Exercise directions ▸ Leave out the pictures, and retype only the lines from the beginning of the material through the line that contains "const X_LABEL = 'x/L';", including both.

Source records ▸
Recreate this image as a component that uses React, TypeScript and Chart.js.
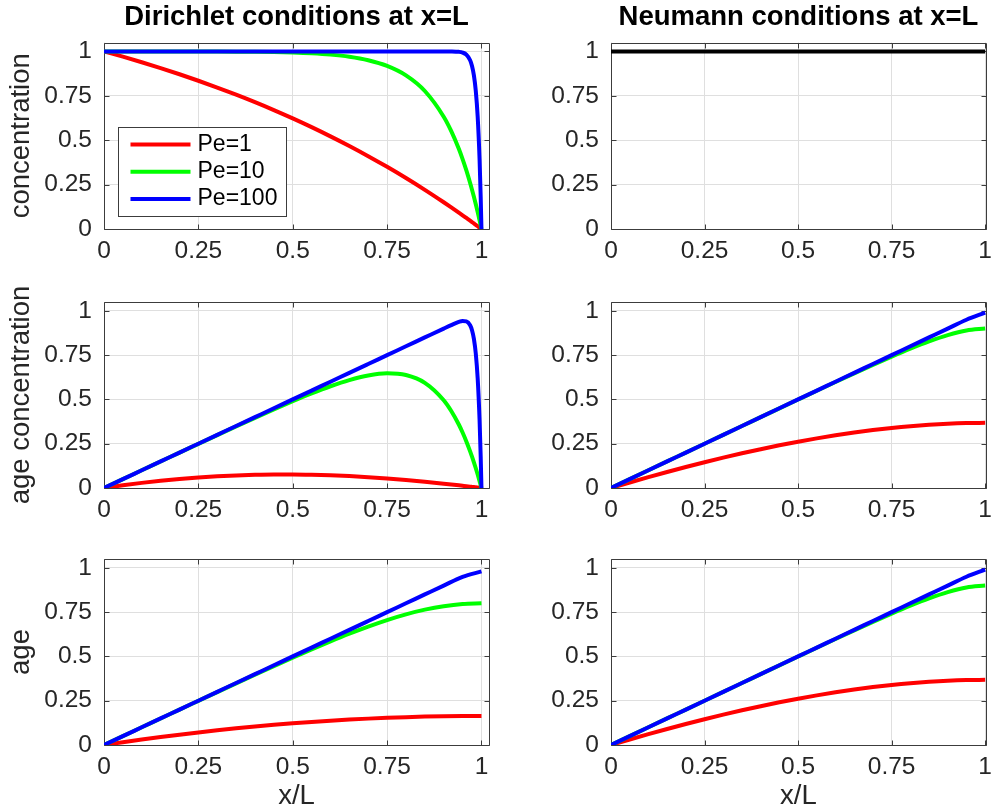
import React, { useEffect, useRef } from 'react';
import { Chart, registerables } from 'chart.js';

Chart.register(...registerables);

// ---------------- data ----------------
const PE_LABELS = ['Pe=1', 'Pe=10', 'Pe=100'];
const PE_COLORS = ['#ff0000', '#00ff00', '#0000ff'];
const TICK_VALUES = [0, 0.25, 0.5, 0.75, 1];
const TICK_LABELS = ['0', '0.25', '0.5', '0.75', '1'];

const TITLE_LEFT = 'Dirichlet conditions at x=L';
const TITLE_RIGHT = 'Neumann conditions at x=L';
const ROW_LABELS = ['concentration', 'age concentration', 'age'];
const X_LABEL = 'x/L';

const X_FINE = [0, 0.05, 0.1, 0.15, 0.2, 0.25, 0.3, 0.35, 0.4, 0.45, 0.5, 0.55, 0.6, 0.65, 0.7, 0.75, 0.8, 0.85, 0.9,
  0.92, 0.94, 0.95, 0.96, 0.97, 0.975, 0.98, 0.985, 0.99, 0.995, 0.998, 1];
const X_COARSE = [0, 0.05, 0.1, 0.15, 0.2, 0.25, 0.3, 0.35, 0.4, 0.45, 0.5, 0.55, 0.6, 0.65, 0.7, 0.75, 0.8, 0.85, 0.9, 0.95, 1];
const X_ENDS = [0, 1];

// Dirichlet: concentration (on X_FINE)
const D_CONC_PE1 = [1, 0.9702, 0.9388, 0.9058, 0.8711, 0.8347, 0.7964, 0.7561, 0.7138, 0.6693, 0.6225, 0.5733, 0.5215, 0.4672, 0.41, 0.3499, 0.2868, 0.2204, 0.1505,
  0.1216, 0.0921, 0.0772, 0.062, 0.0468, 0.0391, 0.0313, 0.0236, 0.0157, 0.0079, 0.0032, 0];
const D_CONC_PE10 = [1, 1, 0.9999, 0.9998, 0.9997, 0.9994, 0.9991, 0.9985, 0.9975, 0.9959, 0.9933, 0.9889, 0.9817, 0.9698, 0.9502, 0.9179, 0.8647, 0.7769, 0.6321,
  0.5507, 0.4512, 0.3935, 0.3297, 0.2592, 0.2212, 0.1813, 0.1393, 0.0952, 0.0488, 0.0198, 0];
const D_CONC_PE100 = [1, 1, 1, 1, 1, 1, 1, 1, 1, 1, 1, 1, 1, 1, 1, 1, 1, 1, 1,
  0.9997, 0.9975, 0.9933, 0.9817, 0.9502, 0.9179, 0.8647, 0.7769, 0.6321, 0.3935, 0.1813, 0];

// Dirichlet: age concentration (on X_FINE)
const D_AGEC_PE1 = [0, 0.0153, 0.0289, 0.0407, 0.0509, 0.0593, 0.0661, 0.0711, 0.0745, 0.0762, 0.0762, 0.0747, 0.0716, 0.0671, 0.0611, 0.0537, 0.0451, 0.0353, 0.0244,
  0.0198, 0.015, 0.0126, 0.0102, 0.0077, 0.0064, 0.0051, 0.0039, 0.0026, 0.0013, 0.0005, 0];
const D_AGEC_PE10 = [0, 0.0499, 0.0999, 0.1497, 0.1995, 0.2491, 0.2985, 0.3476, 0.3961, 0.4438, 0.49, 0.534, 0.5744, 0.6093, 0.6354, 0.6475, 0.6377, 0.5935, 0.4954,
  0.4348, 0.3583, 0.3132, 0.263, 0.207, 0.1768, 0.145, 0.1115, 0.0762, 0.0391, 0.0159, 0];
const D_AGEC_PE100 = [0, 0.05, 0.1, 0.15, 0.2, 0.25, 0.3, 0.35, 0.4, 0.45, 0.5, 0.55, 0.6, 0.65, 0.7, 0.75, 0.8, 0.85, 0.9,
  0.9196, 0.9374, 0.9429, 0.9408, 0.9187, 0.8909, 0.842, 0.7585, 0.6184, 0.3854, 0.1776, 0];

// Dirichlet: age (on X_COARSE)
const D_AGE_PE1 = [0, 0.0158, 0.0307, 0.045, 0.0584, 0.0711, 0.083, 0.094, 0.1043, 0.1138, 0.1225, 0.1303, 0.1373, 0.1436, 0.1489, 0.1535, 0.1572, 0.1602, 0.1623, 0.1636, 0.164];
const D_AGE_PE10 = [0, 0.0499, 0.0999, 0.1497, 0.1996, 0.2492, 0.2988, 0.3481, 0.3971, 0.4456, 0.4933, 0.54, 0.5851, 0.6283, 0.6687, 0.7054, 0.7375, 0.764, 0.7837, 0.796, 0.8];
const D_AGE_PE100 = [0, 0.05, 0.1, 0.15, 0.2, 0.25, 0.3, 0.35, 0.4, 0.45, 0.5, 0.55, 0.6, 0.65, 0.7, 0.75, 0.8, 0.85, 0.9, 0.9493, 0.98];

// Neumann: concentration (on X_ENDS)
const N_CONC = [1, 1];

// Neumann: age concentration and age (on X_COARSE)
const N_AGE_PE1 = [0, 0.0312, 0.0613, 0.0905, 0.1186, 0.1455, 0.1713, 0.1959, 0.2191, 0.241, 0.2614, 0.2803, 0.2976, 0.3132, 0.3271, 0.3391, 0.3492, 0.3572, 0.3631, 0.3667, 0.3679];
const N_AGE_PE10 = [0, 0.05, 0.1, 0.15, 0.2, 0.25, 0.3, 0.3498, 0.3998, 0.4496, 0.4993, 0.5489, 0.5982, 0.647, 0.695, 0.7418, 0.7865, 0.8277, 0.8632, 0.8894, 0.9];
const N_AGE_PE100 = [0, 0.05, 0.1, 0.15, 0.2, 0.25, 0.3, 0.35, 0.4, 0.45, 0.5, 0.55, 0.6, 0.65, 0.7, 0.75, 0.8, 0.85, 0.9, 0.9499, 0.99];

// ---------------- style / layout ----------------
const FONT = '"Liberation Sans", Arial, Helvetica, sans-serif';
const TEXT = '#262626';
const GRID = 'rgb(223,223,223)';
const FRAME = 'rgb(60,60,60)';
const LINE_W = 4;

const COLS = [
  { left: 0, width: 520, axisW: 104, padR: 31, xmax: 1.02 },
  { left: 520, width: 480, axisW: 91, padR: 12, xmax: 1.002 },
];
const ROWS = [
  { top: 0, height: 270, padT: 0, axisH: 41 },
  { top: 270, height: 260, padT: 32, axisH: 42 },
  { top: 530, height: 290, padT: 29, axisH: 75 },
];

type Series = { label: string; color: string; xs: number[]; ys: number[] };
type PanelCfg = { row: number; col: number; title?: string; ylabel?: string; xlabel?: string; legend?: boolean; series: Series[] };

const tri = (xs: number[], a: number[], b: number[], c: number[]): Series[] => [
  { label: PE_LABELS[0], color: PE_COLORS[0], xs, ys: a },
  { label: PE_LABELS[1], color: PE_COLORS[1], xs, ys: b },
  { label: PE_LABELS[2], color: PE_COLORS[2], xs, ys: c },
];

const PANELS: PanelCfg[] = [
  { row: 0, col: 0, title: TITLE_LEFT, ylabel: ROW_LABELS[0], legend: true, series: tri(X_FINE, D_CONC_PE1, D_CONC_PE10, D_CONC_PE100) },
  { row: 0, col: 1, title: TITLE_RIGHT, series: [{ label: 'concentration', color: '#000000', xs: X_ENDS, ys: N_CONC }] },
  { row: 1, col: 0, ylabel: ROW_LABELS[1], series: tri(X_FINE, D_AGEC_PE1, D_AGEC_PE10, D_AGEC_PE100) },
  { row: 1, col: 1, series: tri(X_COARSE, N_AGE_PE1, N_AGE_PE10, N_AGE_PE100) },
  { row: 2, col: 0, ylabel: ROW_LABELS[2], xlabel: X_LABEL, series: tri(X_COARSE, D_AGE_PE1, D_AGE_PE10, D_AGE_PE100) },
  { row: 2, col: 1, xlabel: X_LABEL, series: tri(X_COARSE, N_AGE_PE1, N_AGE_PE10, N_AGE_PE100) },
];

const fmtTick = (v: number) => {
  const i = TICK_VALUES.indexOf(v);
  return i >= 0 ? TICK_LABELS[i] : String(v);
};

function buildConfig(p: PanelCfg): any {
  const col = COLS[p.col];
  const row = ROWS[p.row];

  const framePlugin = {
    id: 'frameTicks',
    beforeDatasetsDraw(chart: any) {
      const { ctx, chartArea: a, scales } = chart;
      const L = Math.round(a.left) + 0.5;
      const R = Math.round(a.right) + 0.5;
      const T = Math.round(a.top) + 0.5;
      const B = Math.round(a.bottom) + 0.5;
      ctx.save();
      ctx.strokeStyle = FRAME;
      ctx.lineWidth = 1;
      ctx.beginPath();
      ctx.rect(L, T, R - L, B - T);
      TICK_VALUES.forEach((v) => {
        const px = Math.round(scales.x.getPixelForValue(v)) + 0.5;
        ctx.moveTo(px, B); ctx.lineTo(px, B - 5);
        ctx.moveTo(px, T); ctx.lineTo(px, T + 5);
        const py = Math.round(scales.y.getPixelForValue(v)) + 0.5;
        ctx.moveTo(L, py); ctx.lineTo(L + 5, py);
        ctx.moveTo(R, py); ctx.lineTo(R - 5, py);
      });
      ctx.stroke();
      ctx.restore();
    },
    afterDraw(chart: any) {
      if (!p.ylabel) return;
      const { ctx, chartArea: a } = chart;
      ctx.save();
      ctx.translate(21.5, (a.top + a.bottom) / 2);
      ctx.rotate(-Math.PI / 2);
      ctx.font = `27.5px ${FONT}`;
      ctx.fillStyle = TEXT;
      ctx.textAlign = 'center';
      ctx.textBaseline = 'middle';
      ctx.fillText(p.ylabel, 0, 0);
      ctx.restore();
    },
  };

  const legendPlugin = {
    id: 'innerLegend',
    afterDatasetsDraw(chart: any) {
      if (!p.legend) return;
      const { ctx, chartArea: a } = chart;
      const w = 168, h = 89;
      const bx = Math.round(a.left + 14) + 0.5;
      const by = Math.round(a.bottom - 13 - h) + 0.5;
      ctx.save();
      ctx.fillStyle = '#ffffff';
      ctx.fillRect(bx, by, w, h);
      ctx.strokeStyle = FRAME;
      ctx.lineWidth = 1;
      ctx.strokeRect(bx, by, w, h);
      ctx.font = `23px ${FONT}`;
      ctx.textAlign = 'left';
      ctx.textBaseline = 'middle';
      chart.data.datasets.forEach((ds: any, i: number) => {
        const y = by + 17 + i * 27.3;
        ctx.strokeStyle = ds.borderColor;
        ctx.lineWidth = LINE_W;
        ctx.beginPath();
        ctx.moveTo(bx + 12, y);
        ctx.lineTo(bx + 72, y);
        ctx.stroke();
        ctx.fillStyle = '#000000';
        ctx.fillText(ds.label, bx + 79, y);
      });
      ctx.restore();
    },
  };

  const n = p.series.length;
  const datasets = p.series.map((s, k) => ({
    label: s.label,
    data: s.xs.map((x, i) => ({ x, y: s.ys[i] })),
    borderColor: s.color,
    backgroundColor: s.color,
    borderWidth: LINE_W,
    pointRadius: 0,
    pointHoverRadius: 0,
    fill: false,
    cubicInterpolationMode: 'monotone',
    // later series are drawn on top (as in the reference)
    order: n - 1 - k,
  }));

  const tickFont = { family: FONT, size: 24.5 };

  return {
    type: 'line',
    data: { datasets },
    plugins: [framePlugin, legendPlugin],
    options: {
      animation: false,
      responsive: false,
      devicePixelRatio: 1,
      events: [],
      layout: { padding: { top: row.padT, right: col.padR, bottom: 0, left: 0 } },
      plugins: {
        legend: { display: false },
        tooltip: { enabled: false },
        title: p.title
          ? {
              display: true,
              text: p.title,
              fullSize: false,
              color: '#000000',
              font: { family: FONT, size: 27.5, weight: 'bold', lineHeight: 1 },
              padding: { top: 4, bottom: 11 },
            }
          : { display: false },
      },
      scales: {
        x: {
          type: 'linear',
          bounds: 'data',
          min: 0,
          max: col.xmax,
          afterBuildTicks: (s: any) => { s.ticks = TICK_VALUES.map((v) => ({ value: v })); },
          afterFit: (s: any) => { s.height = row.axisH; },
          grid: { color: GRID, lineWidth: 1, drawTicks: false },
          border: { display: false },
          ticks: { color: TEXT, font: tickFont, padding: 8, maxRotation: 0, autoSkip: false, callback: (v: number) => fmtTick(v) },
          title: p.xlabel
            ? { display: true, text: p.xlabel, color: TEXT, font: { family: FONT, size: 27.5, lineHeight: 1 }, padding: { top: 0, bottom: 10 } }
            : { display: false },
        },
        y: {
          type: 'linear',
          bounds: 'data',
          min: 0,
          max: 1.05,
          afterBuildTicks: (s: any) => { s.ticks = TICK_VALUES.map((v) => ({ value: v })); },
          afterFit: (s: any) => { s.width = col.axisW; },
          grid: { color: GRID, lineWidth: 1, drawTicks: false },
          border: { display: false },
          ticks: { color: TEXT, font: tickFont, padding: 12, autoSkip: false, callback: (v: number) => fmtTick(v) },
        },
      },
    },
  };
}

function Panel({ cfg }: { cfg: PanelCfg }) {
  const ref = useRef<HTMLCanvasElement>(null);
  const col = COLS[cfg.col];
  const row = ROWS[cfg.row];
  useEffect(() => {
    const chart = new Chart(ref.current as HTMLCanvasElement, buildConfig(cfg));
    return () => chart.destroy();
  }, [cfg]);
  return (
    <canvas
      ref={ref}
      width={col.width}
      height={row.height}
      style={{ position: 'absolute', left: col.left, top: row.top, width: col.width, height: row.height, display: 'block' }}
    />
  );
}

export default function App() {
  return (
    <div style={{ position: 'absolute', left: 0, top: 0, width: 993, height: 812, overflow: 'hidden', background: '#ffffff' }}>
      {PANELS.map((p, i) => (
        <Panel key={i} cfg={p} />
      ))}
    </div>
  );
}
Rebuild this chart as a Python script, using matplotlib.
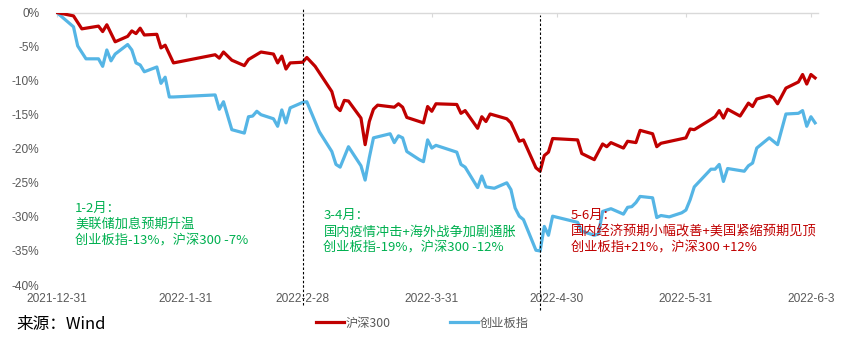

The reply ▸
Recreate this image as a component that uses React, TypeScript and Chart.js.
import React, { useEffect, useRef } from 'react';
import { Chart, registerables } from 'chart.js';

Chart.register(...registerables);

// ---------------- data ----------------
const PE_LABELS = ['Pe=1', 'Pe=10', 'Pe=100'];
const PE_COLORS = ['#ff0000', '#00ff00', '#0000ff'];
const TICK_VALUES = [0, 0.25, 0.5, 0.75, 1];
const TICK_LABELS = ['0', '0.25', '0.5', '0.75', '1'];

const TITLE_LEFT = 'Dirichlet conditions at x=L';
const TITLE_RIGHT = 'Neumann conditions at x=L';
const ROW_LABELS = ['concentration', 'age concentration', 'age'];
const X_LABEL = 'x/L';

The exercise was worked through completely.